God has set his intentions in the flowers, in the dawn, in the spring--it is his will that we should love.
VICTOR HUGO, Toilers of the Sea
- Some hold love to be for conquest, both of persons and of things,
- But supreme love, all unheeding, straight forgets the gift it brings.
EDWIN LEIBFREED, "Caelestis"
Love, by reason of its passion, destroys the in-between which relates us to and separates us from others. As long as its spell lasts, the only in-between which can insert itself between two lovers is the child, love's own product. The child, this in-between, to which the lovers now are related and which they hold in common, is representative of the world in that it also separates them; it is an indication that they will insert a new world into the existing world. Through the child, it is as though the lovers return to the world from which their love had expelled them.
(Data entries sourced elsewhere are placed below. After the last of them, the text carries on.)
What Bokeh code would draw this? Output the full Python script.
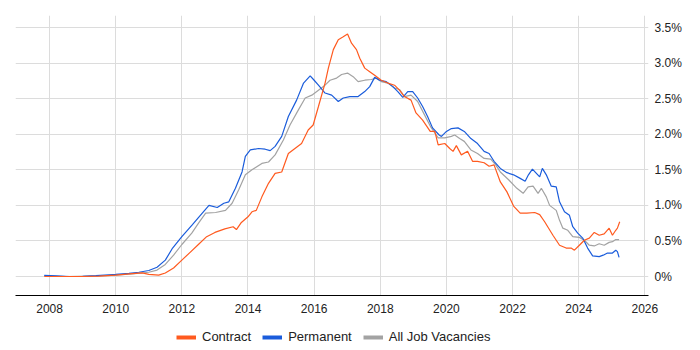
from bokeh.plotting import figure
from bokeh.layouts import column
from bokeh.models import (Legend, LegendItem, FixedTicker, CustomJSTickFormatter, Range1d)
from bokeh.embed import file_html
from bokeh.resources import INLINE

# ---- data (percent of UK IT job ads) ----
contract_year = [2007.84, 2008.5, 2009.0, 2009.5, 2010.0, 2010.5, 2010.8, 2011.0, 2011.3, 2011.5,
                 2011.75, 2012.0, 2012.25, 2012.5, 2012.75, 2013.0, 2013.3, 2013.55, 2013.65, 2013.8,
                 2014.0, 2014.12, 2014.25, 2014.42, 2014.62, 2014.82, 2015.02, 2015.22, 2015.42, 2015.62,
                 2015.82, 2015.97, 2016.13, 2016.33, 2016.43, 2016.58, 2016.73, 2016.88, 2017.01, 2017.13,
                 2017.28, 2017.38, 2017.53, 2017.68, 2017.83, 2018.03, 2018.23, 2018.43, 2018.58, 2018.73,
                 2018.93, 2019.08, 2019.28, 2019.51, 2019.65, 2019.75, 2019.95, 2020.10, 2020.20, 2020.30,
                 2020.45, 2020.64, 2020.79, 2020.94, 2021.14, 2021.29, 2021.44, 2021.63, 2021.83, 2022.03,
                 2022.23, 2022.43, 2022.67, 2022.82, 2022.97, 2023.22, 2023.42, 2023.62, 2023.77, 2023.87,
                 2024.02, 2024.17, 2024.32, 2024.47, 2024.62, 2024.77, 2024.92, 2025.02, 2025.12, 2025.17,
                 2025.24]
contract_pct = [0.00, 0.00, 0.00, 0.005, 0.02, 0.04, 0.05, 0.03, 0.02, 0.05,
                0.12, 0.23, 0.34, 0.45, 0.56, 0.62, 0.67, 0.70, 0.66, 0.76,
                0.84, 0.91, 0.93, 1.12, 1.31, 1.45, 1.47, 1.73, 1.80, 1.87,
                2.06, 2.13, 2.39, 2.72, 2.93, 3.19, 3.33, 3.37, 3.41, 3.28,
                3.19, 3.07, 2.93, 2.88, 2.83, 2.76, 2.72, 2.69, 2.62, 2.53,
                2.48, 2.30, 2.20, 2.04, 2.04, 1.85, 1.87, 1.80, 1.76, 1.84,
                1.71, 1.76, 1.62, 1.62, 1.60, 1.55, 1.57, 1.33, 1.19, 0.99,
                0.89, 0.89, 0.90, 0.87, 0.77, 0.58, 0.44, 0.40, 0.40, 0.37,
                0.44, 0.51, 0.54, 0.62, 0.58, 0.60, 0.68, 0.58, 0.65, 0.68,
                0.77]

permanent_year = [2007.84, 2008.2, 2008.6, 2009.0, 2009.4, 2009.8, 2010.0, 2010.4, 2010.7, 2011.0,
                  2011.25, 2011.5, 2011.72, 2012.0, 2012.32, 2012.52, 2012.82, 2013.07, 2013.27, 2013.42,
                  2013.62, 2013.82, 2013.92, 2014.07, 2014.32, 2014.52, 2014.67, 2014.82, 2015.02, 2015.22,
                  2015.47, 2015.68, 2015.88, 2015.98, 2016.13, 2016.33, 2016.53, 2016.73, 2016.88, 2017.08,
                  2017.33, 2017.53, 2017.68, 2017.83, 2017.98, 2018.18, 2018.38, 2018.53, 2018.68, 2018.83,
                  2018.98, 2019.13, 2019.28, 2019.43, 2019.58, 2019.78, 2019.85, 2020.0, 2020.15, 2020.35,
                  2020.54, 2020.74, 2020.94, 2021.14, 2021.29, 2021.44, 2021.63, 2021.83, 2022.03, 2022.23,
                  2022.38, 2022.48, 2022.60, 2022.72, 2022.82, 2022.90, 2023.02, 2023.17, 2023.32, 2023.42,
                  2023.57, 2023.72, 2023.82, 2023.97, 2024.12, 2024.27, 2024.42, 2024.62, 2024.74, 2024.87,
                  2025.02, 2025.12, 2025.17, 2025.22]
permanent_pct = [0.015, 0.008, 0.0, 0.003, 0.012, 0.025, 0.03, 0.045, 0.06, 0.085,
                 0.13, 0.23, 0.40, 0.56, 0.73, 0.84, 1.00, 0.97, 1.03, 1.05,
                 1.24, 1.47, 1.69, 1.78, 1.80, 1.79, 1.77, 1.83, 1.97, 2.25,
                 2.48, 2.72, 2.82, 2.77, 2.69, 2.58, 2.55, 2.46, 2.51, 2.53,
                 2.53, 2.60, 2.67, 2.80, 2.76, 2.74, 2.67, 2.60, 2.52, 2.60,
                 2.60, 2.51, 2.39, 2.25, 2.09, 1.99, 1.97, 2.04, 2.08, 2.09,
                 2.04, 1.94, 1.87, 1.76, 1.73, 1.62, 1.52, 1.46, 1.43, 1.38,
                 1.34, 1.43, 1.51, 1.45, 1.40, 1.52, 1.43, 1.27, 1.26, 1.05,
                 0.91, 0.86, 0.70, 0.61, 0.54, 0.40, 0.29, 0.28, 0.30, 0.33,
                 0.33, 0.37, 0.35, 0.27]

all_year = [2007.84, 2008.5, 2009.5, 2010.0, 2010.5, 2011.0, 2011.25, 2011.5, 2011.75, 2012.0,
            2012.3, 2012.52, 2012.72, 2013.02, 2013.32, 2013.52, 2013.72, 2013.92, 2014.12, 2014.42,
            2014.62, 2014.82, 2015.07, 2015.27, 2015.52, 2015.73, 2015.93, 2016.13, 2016.33, 2016.48,
            2016.68, 2016.83, 2017.01, 2017.18, 2017.33, 2017.53, 2017.73, 2017.88, 2018.03, 2018.23,
            2018.43, 2018.58, 2018.73, 2018.93, 2019.13, 2019.33, 2019.53, 2019.75, 2019.95, 2020.15,
            2020.25, 2020.40, 2020.54, 2020.74, 2020.94, 2021.14, 2021.34, 2021.49, 2021.63, 2021.88,
            2022.13, 2022.32, 2022.47, 2022.62, 2022.77, 2022.87, 2023.02, 2023.12, 2023.32, 2023.42,
            2023.52, 2023.67, 2023.82, 2024.02, 2024.17, 2024.32, 2024.47, 2024.62, 2024.77, 2024.92,
            2025.02, 2025.12, 2025.22]
all_pct = [0.01, 0.0, 0.008, 0.02, 0.035, 0.06, 0.09, 0.17, 0.30, 0.45,
           0.61, 0.76, 0.89, 0.90, 0.93, 1.03, 1.22, 1.43, 1.50, 1.59,
           1.61, 1.71, 1.92, 2.13, 2.34, 2.51, 2.55, 2.62, 2.69, 2.76,
           2.79, 2.84, 2.86, 2.81, 2.74, 2.76, 2.77, 2.79, 2.74, 2.72,
           2.65, 2.63, 2.53, 2.55, 2.46, 2.28, 2.10, 1.95, 1.95, 1.97,
           1.99, 1.94, 1.90, 1.78, 1.73, 1.66, 1.65, 1.57, 1.47, 1.36,
           1.24, 1.17, 1.26, 1.27, 1.17, 1.24, 1.12, 1.00, 0.93, 0.79,
           0.68, 0.65, 0.56, 0.55, 0.51, 0.44, 0.43, 0.46, 0.44, 0.48,
           0.49, 0.52, 0.52]

x_ticks = [2008, 2010, 2012, 2014, 2016, 2018, 2020, 2022, 2024, 2026]
y_ticks = [0, 0.5, 1.0, 1.5, 2.0, 2.5, 3.0, 3.5]
series_names = ["Contract", "Permanent", "All Job Vacancies"]
series_colors = ["#FF5A1F", "#1A5CDB", "#A3A3A3"]
series_x = [contract_year, permanent_year, all_year]
series_y = [contract_pct, permanent_pct, all_pct]

FONT = "Liberation Sans"

# ---- main chart ----
p = figure(width=684, height=320, output_backend="svg", toolbar_location=None,
           x_range=Range1d(2006.97, 2026.11), y_range=Range1d(-0.267, 3.67),
           y_axis_location="right", min_border_left=15, min_border_top=15,
           min_border_right=32, min_border_bottom=25)
p.outline_line_color = None
p.background_fill_color = "white"
p.border_fill_color = "white"

for i in [2, 1, 0]:
    p.line(series_x[i], series_y[i], line_color=series_colors[i], line_width=1.2)

xa = p.xaxis[0]
xa.ticker = FixedTicker(ticks=x_ticks)
xa.axis_line_color = "#000000"
xa.axis_line_width = 1
xa.major_tick_line_color = None
xa.minor_tick_line_color = None
xa.major_tick_out = 0
xa.major_tick_in = 0
xa.minor_tick_out = 0
xa.major_label_standoff = 8
xa.major_label_text_font = FONT
xa.major_label_text_font_size = "12px"
xa.major_label_text_color = "#222222"

ya = p.yaxis[0]
ya.ticker = FixedTicker(ticks=y_ticks)
ya.formatter = CustomJSTickFormatter(code="return tick == 0 ? '0%' : tick.toFixed(1) + '%';")
ya.axis_line_color = None
ya.major_tick_line_color = None
ya.minor_tick_line_color = None
ya.major_tick_out = 0
ya.major_tick_in = 0
ya.minor_tick_out = 0
ya.major_label_standoff = 6
ya.major_label_text_font = FONT
ya.major_label_text_font_size = "12px"
ya.major_label_text_color = "#222222"

p.xgrid.ticker = FixedTicker(ticks=x_ticks)
p.ygrid.ticker = FixedTicker(ticks=y_ticks)
p.xgrid.grid_line_color = "#dcdcdc"
p.ygrid.grid_line_color = "#dcdcdc"

# ---- legend strip (series drawn off-range, only their swatches show) ----
lg = figure(width=684, height=30, output_backend="svg", toolbar_location=None,
            x_axis_type=None, y_axis_type=None, x_range=Range1d(0, 1), y_range=Range1d(-1, 0),
            min_border=0, min_border_left=0, min_border_right=0, min_border_top=0,
            min_border_bottom=0)
lg.outline_line_color = None
lg.xgrid.visible = False
lg.ygrid.visible = False
items = []
for i in range(3):
    r = lg.line(series_x[i], series_y[i], line_color=series_colors[i], line_width=4)
    items.append(LegendItem(label=series_names[i], renderers=[r]))

legend = Legend(items=items, orientation="horizontal", location=(161, 6),
                label_text_font=FONT, label_text_font_size="13px", label_text_color="#222222",
                glyph_width=20, glyph_height=14, label_height=14, label_standoff=6, spacing=11,
                padding=0, margin=0, border_line_color=None, background_fill_alpha=0)
lg.add_layout(legend, "center")

open("out.html", "w").write(file_html(column(p, lg, spacing=0), INLINE))
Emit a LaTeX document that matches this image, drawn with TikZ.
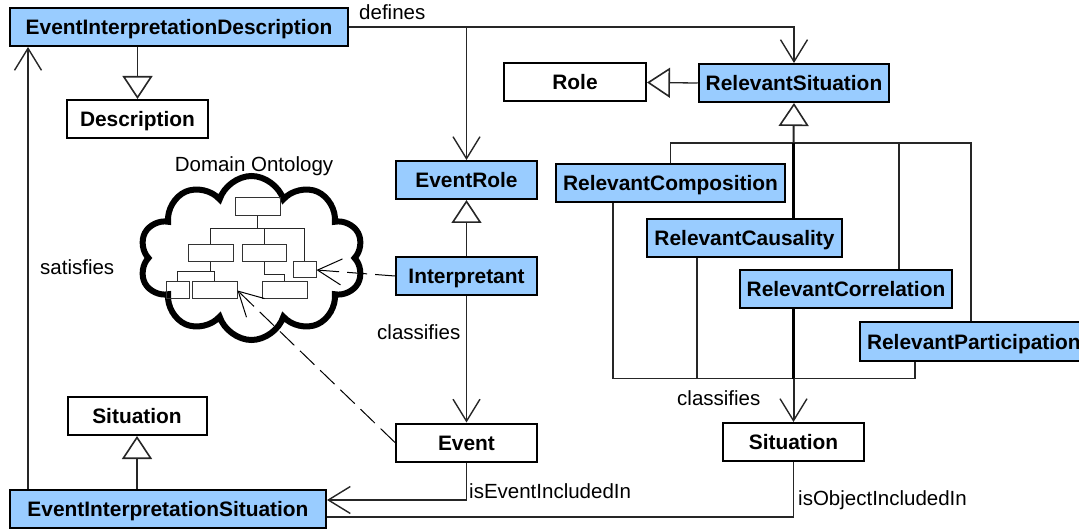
\documentclass[tikz,border=0pt]{standalone}
\usepackage{fontspec}
\setmainfont{Liberation Sans}
\usetikzlibrary{arrows.meta,shapes.symbols}

\definecolor{classblue}{RGB}{153,204,255}

\tikzset{
  classbox/.style={draw=black, line width=2pt, minimum height=38pt, inner xsep=7pt,
    inner ysep=0pt, text height=15pt, text depth=0pt,
    font=\fontsize{20.9}{24}\selectfont\bfseries},
  bluebox/.style={classbox, fill=classblue},
  whitebox/.style={classbox, fill=white},
  lbl/.style={inner sep=0pt, font=\fontsize{20.5}{24}\selectfont},
  plainline/.style={draw=black!85, line width=1.3pt},
  heavyline/.style={draw=black, line width=2.2pt},
  assoc/.style={plainline, -{Straight Barb[length=22pt,width=27pt,line width=1.4pt]}},
  genline/.style={plainline, -{Triangle[open,length=23pt,width=30pt,line width=1.6pt]}},
  depline/.style={draw=black, line width=1pt, dash pattern=on 20pt off 8pt,
    -{Straight Barb[length=24pt,width=26pt,line width=1pt]}},
  minibox/.style={draw=black!80, line width=1pt, inner sep=0pt},
  treeline/.style={draw=black!85, line width=1pt}
}

\begin{document}
\begin{tikzpicture}[x=1pt,y=-1pt]
\useasboundingbox (0,0) rectangle (1079,529);

% ---- classes ----
\node[bluebox, minimum width=338pt] (EID) at (179,27) {EventInterpretationDescription};
\node[whitebox, minimum width=141pt] (Description) at (137.5,119) {Description};
\node[whitebox, minimum width=142pt] (Role) at (575,82.5) {Role};
\node[bluebox, minimum width=188pt] (RelSit) at (794,83) {RelevantSituation};
\node[bluebox, minimum width=141pt] (EventRole) at (466.5,180) {EventRole};
\node[bluebox, minimum width=141pt] (Interpretant) at (466.5,276) {Interpretant};
\node[whitebox, minimum width=141pt] (Event) at (466.5,442.5) {Event};
\node[bluebox, minimum width=229pt] (Composition) at (670.5,183.5) {RelevantComposition};
\node[bluebox, minimum width=193pt] (Causality) at (744.5,238.5) {RelevantCausality};
\node[bluebox, minimum width=210pt] (Correlation) at (846,289.5) {RelevantCorrelation};
\node[bluebox, anchor=west] (Participation) at (859,341.5) {RelevantParticipation};
\node[whitebox, minimum width=141pt] (SitR) at (793.5,442) {Situation};
\node[whitebox, minimum width=139pt] (SitL) at (137,416) {Situation};
\node[bluebox, minimum width=316pt] (EIS) at (168,509) {EventInterpretationSituation};

% ---- domain ontology cloud ----
\node[cloud, cloud puffs=10, cloud puff arc=145, draw=black, line width=6pt,
      minimum width=224pt, minimum height=164pt, inner sep=0pt] (cloud) at (251.5,258) {};
\node[lbl, anchor=base] (domlbl) at (254,171.5) {Domain Ontology};

\node[minibox, minimum width=45pt, minimum height=18pt] (ob1) at (257.5,207) {};
\node[minibox, minimum width=45pt, minimum height=17pt] (ob2) at (210.5,253.5) {};
\node[minibox, minimum width=44pt, minimum height=17pt] (ob3) at (264,253.5) {};
\node[minibox, minimum width=23pt, minimum height=16pt] (ob4) at (304.5,270) {};
\node[minibox, minimum width=23pt, minimum height=17pt] (ob5) at (177.5,290.5) {};
\node[minibox, minimum width=45pt, minimum height=17pt] (ob6) at (214.5,290.5) {};
\node[minibox, minimum width=45pt, minimum height=17pt] (ob7) at (284.5,290.5) {};

\draw[treeline] (ob1.south) -- (ob1.south |- 0,229);
\draw[treeline] (ob2.north) |- (ob4.north |- 0,229) -- (ob4.north);
\draw[treeline] (ob3.north) -- (ob3.north |- 0,229);
\draw[treeline] (ob2.south) -- (ob2.south |- 0,272);
\draw[treeline] (ob5.north) |- (ob6.north |- 0,272) -- (ob6.north);
\draw[treeline] (ob3.south) -- (ob3.south |- 0,275) -| (ob7.north);

% ---- dependencies into the ontology ----
\draw[depline] (Interpretant.west) -- (ob4.east);
\draw[depline] (Event.west) -- (ob6.east);

% ---- generalisations ----
\draw[genline] (Description.north |- EID.south) -- (Description.north);
\draw[genline] (RelSit.west) -- (Role.east);
\draw[genline] (Interpretant.north) -- (EventRole.south);
\draw[genline] (SitL.south |- EIS.north) -- (SitL.south);

\coordinate (hub) at (793.5,143);
\draw[genline, line width=2pt] (hub) -- (RelSit.south);
\draw[plainline] (Composition.north) |- (hub);
\draw[plainline] (hub) -| ([xshift=-3pt]Participation.north);
\draw[heavyline] (hub) -- (hub |- Causality.north);
\draw[plainline] ([xshift=53pt]Correlation.north) -- ([xshift=53pt]Correlation.north |- hub);

% ---- associations ----
\draw[assoc] (EID.east) -| (RelSit.north);
\draw[assoc] (EventRole.north |- EID.east) -- (EventRole.north);
\node[lbl, anchor=base west] (deflbl) at (359,20) {defines};

\draw[assoc] ([xshift=19pt]EIS.north west) -- ([xshift=19pt]EID.south west);
\node[lbl, anchor=base west] (satlbl) at (40,275) {satisfies};

\draw[assoc] (Interpretant.south) -- (Event.north);
\node[lbl, anchor=base west] (cls1) at (377,339) {classifies};

\coordinate (sink) at (793.5,378.5);
\draw[plainline] ([xshift=-57.5pt]Composition.south) |- (sink);
\draw[plainline] ([xshift=-47.5pt]Causality.south) -- ([xshift=-47.5pt]Causality.south |- sink);
\draw[heavyline] (sink |- Correlation.south) -- (sink);
\draw[plainline] (sink) -| ([xshift=-59pt]Participation.south);
\draw[assoc, line width=2pt] (sink) -- (SitR.north);
\node[lbl, anchor=base west] (cls2) at (677,405) {classifies};

\draw[assoc] (Event.south) |- ([yshift=9pt]EIS.east);
\node[lbl, anchor=base west] (evlbl) at (469,498) {isEventIncludedIn};

\draw[plainline] (SitR.south) |- ([yshift=-8pt]EIS.east);
\node[lbl, anchor=base west] (oblbl) at (798,505) {isObjectIncludedIn};
\end{tikzpicture}
\end{document}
But this new worldliness, the possible result and the only possibly happy ending of a love affair, is, in a sense, the end of love, which must either overcome the partners anew or be transformed into another mode of belonging together.
HANNAH ARENDT, The Human Condition
- Ah! let us love, my Love, for Time is heartless,
- Be happy while you may!
ALPHONSE DE LAMARTINE, "The Lake"
- Love it is the precious loom,
- Whose shuttle weaves each tangled thread,
- And works flowers of exquisite bloom,
- Shedding their perfume where we tread.
JAMES MCINTYRE, "Power of Love"
He who loveth, knoweth the inner sun; he see'th Life's blaze.
ELISE PUMPELLY CABOT, "Arizona"
True love survives all shocks: an affection originally produced by admiration for unusual beauty may not only survive the loss of that beauty, but may become more intense if the beauty has changed into ugliness through causes that bind the lovers together in tender associations.
ARTHUR LYNCH, Moods of Life
- Divinely blessed is rose or man
- That answers to love's whispered plan,
- And gladly owns it paradise
- To be love's perfect sacrifice.
EDWIN LEIBFREED, "The Lady and the Rose"
It may be true that love is blind, but only for what is ugly: its sight is keen enough for what is beautiful.
Love isn't like money--the more you give away the more you get back, and the more you have to give.
S. M. STIRLING, The Sunrise Lands
- O, high the happy bosom heaves
- When love is in the dancer!
WITTER BYNNER, "Three Poplars"
Sacred love is selfless, seeking not its own. The lover serves his beloved and seeks perfect communion of oneness with her.